Shortly after leaving Daqiao, there were some directional signs that had the names of a village or two and a Such & Thus Gold Mining Company. At the time, I didn't think anything of it. "Gold" shows up in lots of words where it doesn't actually mean "gold". On my personal list of curious words that I really wonder the etymology of, a hardware store is "五金店" or "Five Gold Shop".

However, when I came to the group of people a bit downstream from one of the combination landslide, undercut, road construction sites scooping mud off the river bank into shallow wooden trays which they were carefully washing in the waters of the Xihanshui, that "gold" came back to me and I only needed to ask to confirm that they were, in fact, panning for gold.

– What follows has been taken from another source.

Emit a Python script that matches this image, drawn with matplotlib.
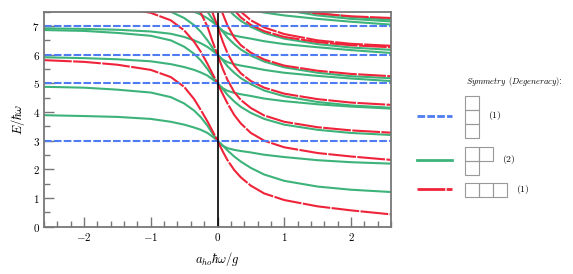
import numpy as np
import matplotlib
matplotlib.use('Agg')
import matplotlib.pyplot as plt
from matplotlib.patches import Rectangle
from matplotlib.ticker import MultipleLocator, FuncFormatter

plt.rcParams['mathtext.fontset'] = 'cm'
plt.rcParams['lines.scale_dashes'] = False

x_pts = [-2.6, -2.0, -1.5, -1.0, -0.7, -0.5, -0.35, -0.25, -0.15, -0.08, 0.0,
         0.08, 0.15, 0.25, 0.35, 0.5, 0.7, 1.0, 1.5, 2.0, 2.6]

# fully antisymmetric levels (flat)
blue_levels = [3, 5, 6, 7]

# fully symmetric states
r1 = [5.81, 5.75, 5.65, 5.47, 5.22, 4.88, 4.45, 4.07, 3.67, 3.36, 3.0,
      2.62, 2.32, 1.98, 1.72, 1.43, 1.16, 0.93, 0.71, 0.57, 0.43]
r2 = [7.85, 7.78, 7.66, 7.46, 7.2, 6.85, 6.45, 6.1, 5.68, 5.36, 5.0,
      4.62, 4.3, 3.9, 3.6, 3.27, 3.0, 2.77, 2.57, 2.45, 2.33]
r3 = [8.85, 8.8, 8.7, 8.5, 8.3, 8.05, 7.75, 7.45, 6.98, 6.5, 6.0,
      5.5, 5.12, 4.7, 4.42, 4.14, 3.88, 3.66, 3.47, 3.36, 3.28]
r4 = [9.9, 9.85, 9.75, 9.6, 9.4, 9.1, 8.8, 8.5, 8.0, 7.5, 7.0,
      6.45, 6.05, 5.62, 5.35, 5.08, 4.85, 4.64, 4.45, 4.33, 4.25]
r5 = [10.9, 10.85, 10.75, 10.6, 10.4, 10.1, 9.8, 9.5, 9.0, 8.5, 8.0,
      7.42, 7.02, 6.6, 6.33, 6.07, 5.83, 5.62, 5.44, 5.33, 5.25]
r6 = [11.9, 11.85, 11.75, 11.6, 11.4, 11.1, 10.8, 10.5, 10.0, 9.5, 9.0,
      8.4, 7.98, 7.56, 7.3, 7.04, 6.82, 6.62, 6.44, 6.33, 6.26]
r7 = [11.95, 11.9, 11.8, 11.7, 11.5, 11.2, 10.9, 10.6, 10.1, 9.6, 9.0,
      8.6, 8.2, 7.8, 7.5, 7.2, 6.95, 6.72, 6.5, 6.38, 6.31]
r8 = [12.9, 12.85, 12.75, 12.6, 12.4, 12.1, 11.8, 11.5, 11.0, 10.5, 10.0,
      9.4, 8.95, 8.55, 8.28, 8.02, 7.8, 7.6, 7.44, 7.34, 7.28]

# mixed symmetry states
g1 = [3.89, 3.86, 3.83, 3.76, 3.66, 3.56, 3.46, 3.38, 3.27, 3.15, 3.0,
      2.83, 2.66, 2.45, 2.27, 2.05, 1.82, 1.6, 1.4, 1.29, 1.21]
g2 = [4.88, 4.85, 4.78, 4.68, 4.52, 4.3, 4.05, 3.82, 3.52, 3.27, 3.0,
      2.82, 2.74, 2.68, 2.64, 2.59, 2.51, 2.43, 2.32, 2.25, 2.2]
g3 = [5.91, 5.88, 5.84, 5.77, 5.67, 5.57, 5.47, 5.38, 5.27, 5.15, 5.0,
      4.8, 4.6, 4.37, 4.18, 3.97, 3.76, 3.56, 3.38, 3.27, 3.2]
g4 = [6.86, 6.83, 6.76, 6.66, 6.5, 6.28, 6.03, 5.8, 5.5, 5.26, 5.0,
      4.83, 4.74, 4.67, 4.62, 4.56, 4.47, 4.38, 4.27, 4.19, 4.12]
g5 = [6.92, 6.9, 6.87, 6.81, 6.73, 6.62, 6.5, 6.4, 6.27, 6.15, 6.0,
      5.8, 5.6, 5.37, 5.18, 4.97, 4.75, 4.55, 4.35, 4.23, 4.15]
g6 = [7.86, 7.83, 7.76, 7.66, 7.5, 7.28, 7.03, 6.8, 6.5, 6.26, 6.0,
      5.83, 5.74, 5.67, 5.62, 5.56, 5.47, 5.37, 5.26, 5.17, 5.08]
g7 = [7.92, 7.9, 7.87, 7.81, 7.73, 7.62, 7.5, 7.4, 7.27, 7.15, 7.0,
      6.8, 6.6, 6.37, 6.18, 5.97, 5.76, 5.56, 5.37, 5.25, 5.18]
g8 = [8.86, 8.83, 8.76, 8.66, 8.5, 8.28, 8.03, 7.8, 7.5, 7.26, 7.0,
      6.83, 6.74, 6.67, 6.62, 6.56, 6.47, 6.37, 6.26, 6.16, 6.06]
g9 = [8.92, 8.9, 8.87, 8.81, 8.73, 8.62, 8.5, 8.4, 8.27, 8.15, 8.0,
      7.8, 7.6, 7.37, 7.18, 6.97, 6.76, 6.56, 6.37, 6.25, 6.17]
g10 = [9.86, 9.83, 9.76, 9.66, 9.5, 9.28, 9.03, 8.8, 8.5, 8.26, 8.0,
       7.83, 7.74, 7.67, 7.62, 7.56, 7.47, 7.37, 7.25, 7.15, 7.05]
g11 = [9.92, 9.9, 9.87, 9.81, 9.73, 9.62, 9.5, 9.4, 9.27, 9.15, 9.0,
       8.8, 8.6, 8.37, 8.18, 7.97, 7.76, 7.56, 7.37, 7.25, 7.16]
g12 = [10.9, 10.85, 10.8, 10.7, 10.6, 10.4, 10.2, 10.0, 9.6, 9.3, 9.0,
       8.85, 8.7, 8.5, 8.32, 8.1, 7.88, 7.66, 7.45, 7.32, 7.22]

red_curves = [r1, r2, r3, r4, r5, r6, r7, r8]
green_curves = [g1, g2, g3, g4, g5, g6, g7, g8, g9, g10, g11, g12]

# legend: young diagram row lengths and degeneracies
young_rows = [[1, 1, 1], [2, 1], [3]]
degeneracy = ['1', '2', '1']

blue_c = '#4f7cf2'
green_c = '#3db37a'
red_c = '#ef2339'
blue_ls = (0, (5.5, 1.6))
red_ls = (0, (20, 1.0))
lw = 1.5

fig = plt.figure(figsize=(5.73, 2.74), dpi=100)
ax = fig.add_axes([44 / 573, 1 - 226.7 / 274, 347 / 573, 215 / 274])

for e in green_curves:
    ax.plot(x_pts, e, color=green_c, lw=lw, solid_capstyle='butt')
for e in red_curves:
    ax.plot(x_pts, e, color=red_c, lw=lw, ls=red_ls)
for lev in blue_levels:
    ax.axhline(lev, color=blue_c, lw=lw, ls=blue_ls)
ax.axvline(0, color='black', lw=1.2)

ax.set_xlim(-2.6, 2.6)
ax.set_ylim(0, 7.5)
ax.xaxis.set_major_locator(MultipleLocator(1))
ax.xaxis.set_minor_locator(MultipleLocator(0.2))
ax.yaxis.set_major_locator(MultipleLocator(1))
ax.yaxis.set_minor_locator(MultipleLocator(0.5))
fmt = FuncFormatter(lambda v, p: r'$%d$' % round(v))
ax.xaxis.set_major_formatter(fmt)
ax.yaxis.set_major_formatter(fmt)
ax.tick_params(which='both', direction='in', color='#777777', width=1.0,
               labelsize=8, top=False, right=False)
ax.tick_params(which='major', length=7, pad=3)
ax.tick_params(which='minor', length=4)
for s in ax.spines.values():
    s.set_color('#777777')
    s.set_linewidth(1.3)
ax.set_xlabel(r'$a_{ho}\hbar\omega/g$', fontsize=9, labelpad=5)
ax.set_ylabel(r'$E/\hbar\omega$', fontsize=9, labelpad=4)

# legend drawn in pixel coordinates
lax = fig.add_axes([0, 0, 1, 1])
lax.set_xlim(0, 573)
lax.set_ylim(274, 0)
lax.axis('off')
lax.text(466, 82, r'$\mathit{Symmetry}\;\;\mathit{(Degeneracy)}$:', fontsize=6,
         va='center', ha='left')

styles = [dict(color=blue_c, ls=blue_ls), dict(color=green_c, ls='-'),
          dict(color=red_c, ls=red_ls)]
tops = [95.7, 146.7, 183.3]
box = 14
for rows, deg, top, st in zip(young_rows, degeneracy, tops, styles):
    h = box * len(rows)
    yc = top + h / 2
    lax.plot([416.7, 451.7], [yc - 1, yc - 1], lw=2, **st)
    for i, n in enumerate(rows):
        for j in range(n):
            lax.add_patch(Rectangle((465 + j * box, top + i * box), box, box,
                                    fill=False, ec='#999999', lw=0.8))
    lax.text(465 + max(rows) * box + 9, yc - 1, r'$\mathit{(%s)}$' % deg,
             fontsize=7, va='center', ha='left')

fig.savefig('out.png', dpi=100)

As I got closer and closer to the main road, the finished landscaping became more finished. Around Taishi Township a batch of murals let me know that I was again on the ancient Tea Horse Road (the Chinese part of the Great Siberian Highway). Particularly given all the very many interesting places I've stumbled across this trip that just happen to also be on the Tea Horse Road and considering that my looking like an ethnic minority could either make travel in Xinjiang a fabulous idea or a horrible one (but nothing in between), I may as well make the Tea Horse Road the topic for a future tour.

When I got to the main road, I discovered that it is one of the 82 newly designated or currently under construction National Roads that starts with a "5". So far all of the National Roads which my maps did not think were National Roads were extensions of preexisting roads. This is the first time, however, that I've come across a "5" road. 

National Roads (or Provincial Roads for that matter) which start with "1" begin in the capital. Roads starting with "2" run from north to south. Roads starting with "3" run from east to west. Nothing starts with "4" because that's an unlucky number. Now there are "5"s. I'm not entirely sure what that means though.

Because I'd been going downhill all day, even if sometimes my downhill had short bits of uphill, and even though my downhill had to wend and wind and twist all sorts of extra distance to follow the river through the gorges, I had tons of time left before sunset and, even though I was now going uphill, I barreled my way through Pingluo and on to Wangguan.

Had a bit of a hiccup finding lodging in Wangguan as the first place (who might actually have been doing renovations) said they were doing renovations and the second (who might actually have been full) said they were full. By the time I'd been to the third, paid her so that there would be no confusion over whether or not I was coming back after dinner, and gone to dinner, I was too tired and it was too dark and cold for me to bother with dropping in at the police station unless the hotel owner insisted.

She didn't insist.

She knew that she didn't know what to do with a passport but, when told that I was supposed to go to the police, she accepted as an excuse my gesturing to the pitch blackness that, using my phone as a flashlight, I'd just walked back from dinner in.

At 30y with both a flush toilet upstairs and a hot shower that I could use, the room was very alright for the price. The bed was even comfortable. Moreso in that the electric mattress pad was good and warm. It's just, the transom window over the door didn't close. Didn't even have any glass in it. So all parts of the room that were not the nice warm cocoon of my bed were very very cold.